begin Records for the task
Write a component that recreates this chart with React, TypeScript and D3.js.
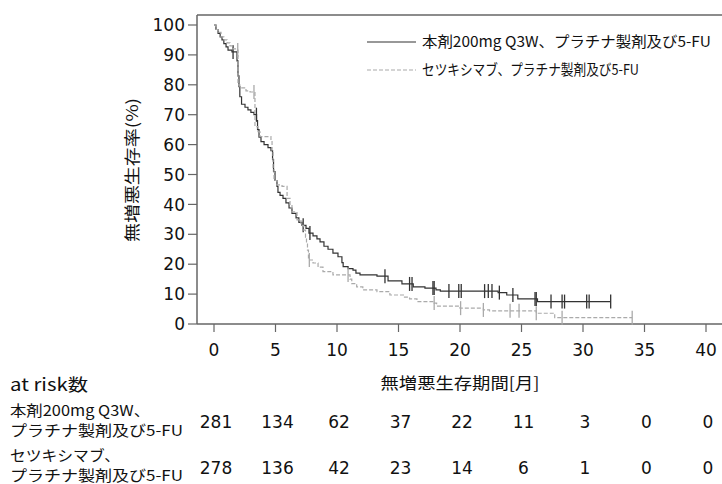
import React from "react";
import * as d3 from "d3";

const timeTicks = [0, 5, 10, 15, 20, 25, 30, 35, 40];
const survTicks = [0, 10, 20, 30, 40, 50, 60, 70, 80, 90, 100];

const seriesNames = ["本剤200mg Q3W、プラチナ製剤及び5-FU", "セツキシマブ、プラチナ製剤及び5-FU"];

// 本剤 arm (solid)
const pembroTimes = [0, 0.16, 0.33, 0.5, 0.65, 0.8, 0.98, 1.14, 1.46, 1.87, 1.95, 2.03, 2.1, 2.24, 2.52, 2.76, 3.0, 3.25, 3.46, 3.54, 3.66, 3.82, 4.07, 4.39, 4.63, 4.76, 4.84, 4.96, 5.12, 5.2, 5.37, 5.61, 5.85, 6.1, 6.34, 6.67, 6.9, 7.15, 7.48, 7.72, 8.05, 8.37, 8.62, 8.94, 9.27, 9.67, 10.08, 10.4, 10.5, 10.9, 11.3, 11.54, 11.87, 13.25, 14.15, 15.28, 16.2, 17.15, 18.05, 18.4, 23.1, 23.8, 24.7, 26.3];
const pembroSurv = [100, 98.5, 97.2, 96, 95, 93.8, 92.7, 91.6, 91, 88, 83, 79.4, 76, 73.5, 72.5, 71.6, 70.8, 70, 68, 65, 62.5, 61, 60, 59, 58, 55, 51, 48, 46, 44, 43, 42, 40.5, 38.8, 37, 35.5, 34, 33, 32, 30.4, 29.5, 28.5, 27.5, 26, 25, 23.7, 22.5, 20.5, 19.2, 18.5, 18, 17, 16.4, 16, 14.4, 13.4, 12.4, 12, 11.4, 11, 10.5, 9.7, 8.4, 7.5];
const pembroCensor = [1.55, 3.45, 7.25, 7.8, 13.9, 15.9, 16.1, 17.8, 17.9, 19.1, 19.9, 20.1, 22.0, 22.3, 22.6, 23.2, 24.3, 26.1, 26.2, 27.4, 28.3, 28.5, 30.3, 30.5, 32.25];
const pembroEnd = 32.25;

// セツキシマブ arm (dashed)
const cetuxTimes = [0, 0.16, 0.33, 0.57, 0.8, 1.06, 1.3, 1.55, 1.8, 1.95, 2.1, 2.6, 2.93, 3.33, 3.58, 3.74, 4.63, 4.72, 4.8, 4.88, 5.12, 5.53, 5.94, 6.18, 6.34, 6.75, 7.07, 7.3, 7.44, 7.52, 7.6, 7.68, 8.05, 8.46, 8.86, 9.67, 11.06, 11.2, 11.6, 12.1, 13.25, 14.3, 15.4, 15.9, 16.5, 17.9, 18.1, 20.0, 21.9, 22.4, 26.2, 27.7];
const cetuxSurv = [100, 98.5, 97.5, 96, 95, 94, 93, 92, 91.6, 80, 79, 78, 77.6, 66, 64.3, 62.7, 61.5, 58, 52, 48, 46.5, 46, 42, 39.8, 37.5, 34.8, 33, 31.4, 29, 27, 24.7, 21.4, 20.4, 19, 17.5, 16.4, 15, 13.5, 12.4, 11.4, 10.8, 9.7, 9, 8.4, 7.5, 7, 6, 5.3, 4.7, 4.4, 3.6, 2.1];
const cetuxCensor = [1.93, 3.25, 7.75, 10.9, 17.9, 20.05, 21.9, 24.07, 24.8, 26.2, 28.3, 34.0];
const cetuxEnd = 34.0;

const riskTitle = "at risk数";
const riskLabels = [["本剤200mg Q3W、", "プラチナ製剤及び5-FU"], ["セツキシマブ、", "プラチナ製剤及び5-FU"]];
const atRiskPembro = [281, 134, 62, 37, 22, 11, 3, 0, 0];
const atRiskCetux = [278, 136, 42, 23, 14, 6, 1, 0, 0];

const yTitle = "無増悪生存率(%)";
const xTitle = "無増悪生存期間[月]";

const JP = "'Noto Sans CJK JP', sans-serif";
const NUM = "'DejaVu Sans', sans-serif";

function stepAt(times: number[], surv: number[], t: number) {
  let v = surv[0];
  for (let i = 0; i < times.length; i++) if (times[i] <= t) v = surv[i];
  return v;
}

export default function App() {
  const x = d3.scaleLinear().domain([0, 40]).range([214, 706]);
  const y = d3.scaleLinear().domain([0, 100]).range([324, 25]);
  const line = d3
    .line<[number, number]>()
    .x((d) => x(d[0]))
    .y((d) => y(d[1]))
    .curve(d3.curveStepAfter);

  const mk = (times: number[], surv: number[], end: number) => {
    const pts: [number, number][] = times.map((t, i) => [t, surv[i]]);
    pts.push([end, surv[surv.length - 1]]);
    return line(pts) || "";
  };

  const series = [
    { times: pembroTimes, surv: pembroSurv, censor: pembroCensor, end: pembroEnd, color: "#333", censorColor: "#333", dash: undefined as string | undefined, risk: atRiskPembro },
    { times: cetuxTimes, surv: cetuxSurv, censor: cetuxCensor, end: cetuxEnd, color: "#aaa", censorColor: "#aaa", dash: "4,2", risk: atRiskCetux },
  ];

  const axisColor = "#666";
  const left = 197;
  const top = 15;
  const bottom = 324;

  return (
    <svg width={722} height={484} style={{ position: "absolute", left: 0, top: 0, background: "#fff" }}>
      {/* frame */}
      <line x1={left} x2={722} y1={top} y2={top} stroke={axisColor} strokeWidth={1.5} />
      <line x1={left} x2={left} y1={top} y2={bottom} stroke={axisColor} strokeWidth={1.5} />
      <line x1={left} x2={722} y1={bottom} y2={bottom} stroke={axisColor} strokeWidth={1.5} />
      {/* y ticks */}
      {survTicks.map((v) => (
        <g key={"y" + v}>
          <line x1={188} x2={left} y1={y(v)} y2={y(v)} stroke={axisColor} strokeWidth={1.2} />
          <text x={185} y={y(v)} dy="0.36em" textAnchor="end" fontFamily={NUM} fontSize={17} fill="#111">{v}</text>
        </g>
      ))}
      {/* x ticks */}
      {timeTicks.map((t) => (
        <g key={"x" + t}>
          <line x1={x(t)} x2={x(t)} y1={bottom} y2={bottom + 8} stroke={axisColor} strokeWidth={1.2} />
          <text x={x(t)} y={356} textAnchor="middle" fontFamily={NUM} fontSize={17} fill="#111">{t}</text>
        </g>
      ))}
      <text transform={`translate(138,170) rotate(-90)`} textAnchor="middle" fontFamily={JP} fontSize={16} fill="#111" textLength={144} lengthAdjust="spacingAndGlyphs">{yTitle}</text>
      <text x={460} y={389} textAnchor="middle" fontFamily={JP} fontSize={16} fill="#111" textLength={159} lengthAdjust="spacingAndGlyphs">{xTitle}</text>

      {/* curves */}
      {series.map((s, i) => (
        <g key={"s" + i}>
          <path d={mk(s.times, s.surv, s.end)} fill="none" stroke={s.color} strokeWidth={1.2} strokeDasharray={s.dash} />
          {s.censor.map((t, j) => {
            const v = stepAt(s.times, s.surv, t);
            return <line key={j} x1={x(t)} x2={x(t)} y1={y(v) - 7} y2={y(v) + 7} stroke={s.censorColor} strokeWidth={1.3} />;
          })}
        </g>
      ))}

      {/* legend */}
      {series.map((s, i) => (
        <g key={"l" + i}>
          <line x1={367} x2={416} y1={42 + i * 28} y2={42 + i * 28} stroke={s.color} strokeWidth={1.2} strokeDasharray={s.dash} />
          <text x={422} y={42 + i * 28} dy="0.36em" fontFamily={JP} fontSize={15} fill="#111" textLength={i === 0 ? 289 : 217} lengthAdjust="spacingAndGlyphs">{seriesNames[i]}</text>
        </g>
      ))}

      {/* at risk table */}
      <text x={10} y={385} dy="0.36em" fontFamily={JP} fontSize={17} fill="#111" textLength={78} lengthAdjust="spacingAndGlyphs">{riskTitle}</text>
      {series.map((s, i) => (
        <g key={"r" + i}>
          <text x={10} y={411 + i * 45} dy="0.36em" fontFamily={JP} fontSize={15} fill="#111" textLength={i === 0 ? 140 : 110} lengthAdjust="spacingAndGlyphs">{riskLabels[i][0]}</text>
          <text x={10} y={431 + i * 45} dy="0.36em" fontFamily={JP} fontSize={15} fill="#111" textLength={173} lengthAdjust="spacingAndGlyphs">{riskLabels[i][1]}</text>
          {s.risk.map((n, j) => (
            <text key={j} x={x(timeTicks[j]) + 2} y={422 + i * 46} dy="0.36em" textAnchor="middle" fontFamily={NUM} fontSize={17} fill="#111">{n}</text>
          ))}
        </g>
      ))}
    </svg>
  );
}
end Records for the task
begin Records for the task
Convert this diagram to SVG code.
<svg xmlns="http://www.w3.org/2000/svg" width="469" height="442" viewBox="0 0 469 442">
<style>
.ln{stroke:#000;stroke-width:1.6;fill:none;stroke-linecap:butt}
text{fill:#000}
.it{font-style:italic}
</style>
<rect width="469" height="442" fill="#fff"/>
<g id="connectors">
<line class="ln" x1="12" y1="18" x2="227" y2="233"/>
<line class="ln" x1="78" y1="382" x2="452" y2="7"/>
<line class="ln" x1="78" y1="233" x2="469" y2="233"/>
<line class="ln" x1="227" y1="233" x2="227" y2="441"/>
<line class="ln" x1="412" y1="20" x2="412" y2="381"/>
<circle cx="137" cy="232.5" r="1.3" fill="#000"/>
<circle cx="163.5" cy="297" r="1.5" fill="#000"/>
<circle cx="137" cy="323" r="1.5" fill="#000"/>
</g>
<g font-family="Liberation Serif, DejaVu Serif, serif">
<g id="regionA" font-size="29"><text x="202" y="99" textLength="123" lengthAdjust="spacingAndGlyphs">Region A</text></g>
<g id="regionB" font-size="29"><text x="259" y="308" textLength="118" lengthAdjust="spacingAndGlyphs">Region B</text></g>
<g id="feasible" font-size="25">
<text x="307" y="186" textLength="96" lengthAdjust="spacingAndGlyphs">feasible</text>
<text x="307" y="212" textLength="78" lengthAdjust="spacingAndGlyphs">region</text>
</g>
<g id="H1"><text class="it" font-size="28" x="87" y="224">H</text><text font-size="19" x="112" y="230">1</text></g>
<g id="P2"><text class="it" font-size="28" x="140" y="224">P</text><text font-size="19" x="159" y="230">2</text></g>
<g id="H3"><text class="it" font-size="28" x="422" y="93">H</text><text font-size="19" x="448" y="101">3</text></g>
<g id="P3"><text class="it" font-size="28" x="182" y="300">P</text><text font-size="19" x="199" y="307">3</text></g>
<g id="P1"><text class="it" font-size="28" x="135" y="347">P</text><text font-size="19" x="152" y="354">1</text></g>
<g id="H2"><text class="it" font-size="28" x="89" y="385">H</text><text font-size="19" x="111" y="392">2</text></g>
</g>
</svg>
end Records for the task
Task to carry out: Across the material above, how many lines include the string "this"? Only the number is wanted.

Exercise result: 2